The disease is on the rise in London and its germs are mainly found among the underprivileged living alongside affluence
London: In the shadows of some of London's tallest skyscrapers and richest banks lurks a disease borne of the poverty and squalor usually associated with the Victorian era rather than a 21st-century financial capital.
Tuberculosis is staging a comeback in London, where some neighbourhoods suffer infection rates found in African countries in which the disease is endemic. The number of cases surged 50 per cent in the 10 years to 2009, according to a National Health Service agency.
The airborne bacteria has taken root in a population of recent immigrants, addicts and homeless who live close to affluent business districts and may pose a risk for those they rub elbows with.
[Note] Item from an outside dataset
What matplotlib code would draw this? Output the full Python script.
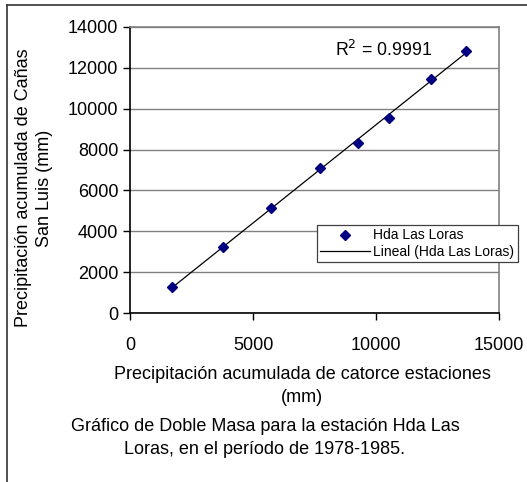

"You wouldn't expect to see that," said Brian McCloskey, the Health Protection Agency's regional director for London. "TB is one of the biggest public health problems we have."
One hotspot is Tower Hamlets, a borough that draws together Canary Wharf, the home of some of Europe's largest banks, and pockets of poverty that stretch along the Thames' old docks east of the Tower of London and north past Whitechapel, where Jack the Ripper preyed on prostitutes in 1888.
Tuberculosis, transmitted by coughs and sneezes, doesn't just strike the needy.
After a worker at a Canary Wharf bank fell ill in 2010, Julian Surey, a nurse at Tower Hamlets Tuberculosis Service in East London, said he was sent with colleagues to her office to screen 14 of her co-workers, a challenge in an open-space environment where employees share keyboards and telephones.
"They were hot-desking and it was a nightmare," Surey said. "People did get concerned."
Some workers demanded to see private doctors rather than be tested and treated by the state-run NHS, the 37-year-old nurse recalled. One person who sat next to the original patient contracted TB, according to Surey. He declined to identify the bank, as did other nurses.
One sneeze can release up to 40,000 droplets and each one can potentially cause infection. An untreated patient can infect up to 15 others a year, the World Health Organisation estimates.
The condition can remain dormant in the body for decades but spread quickly.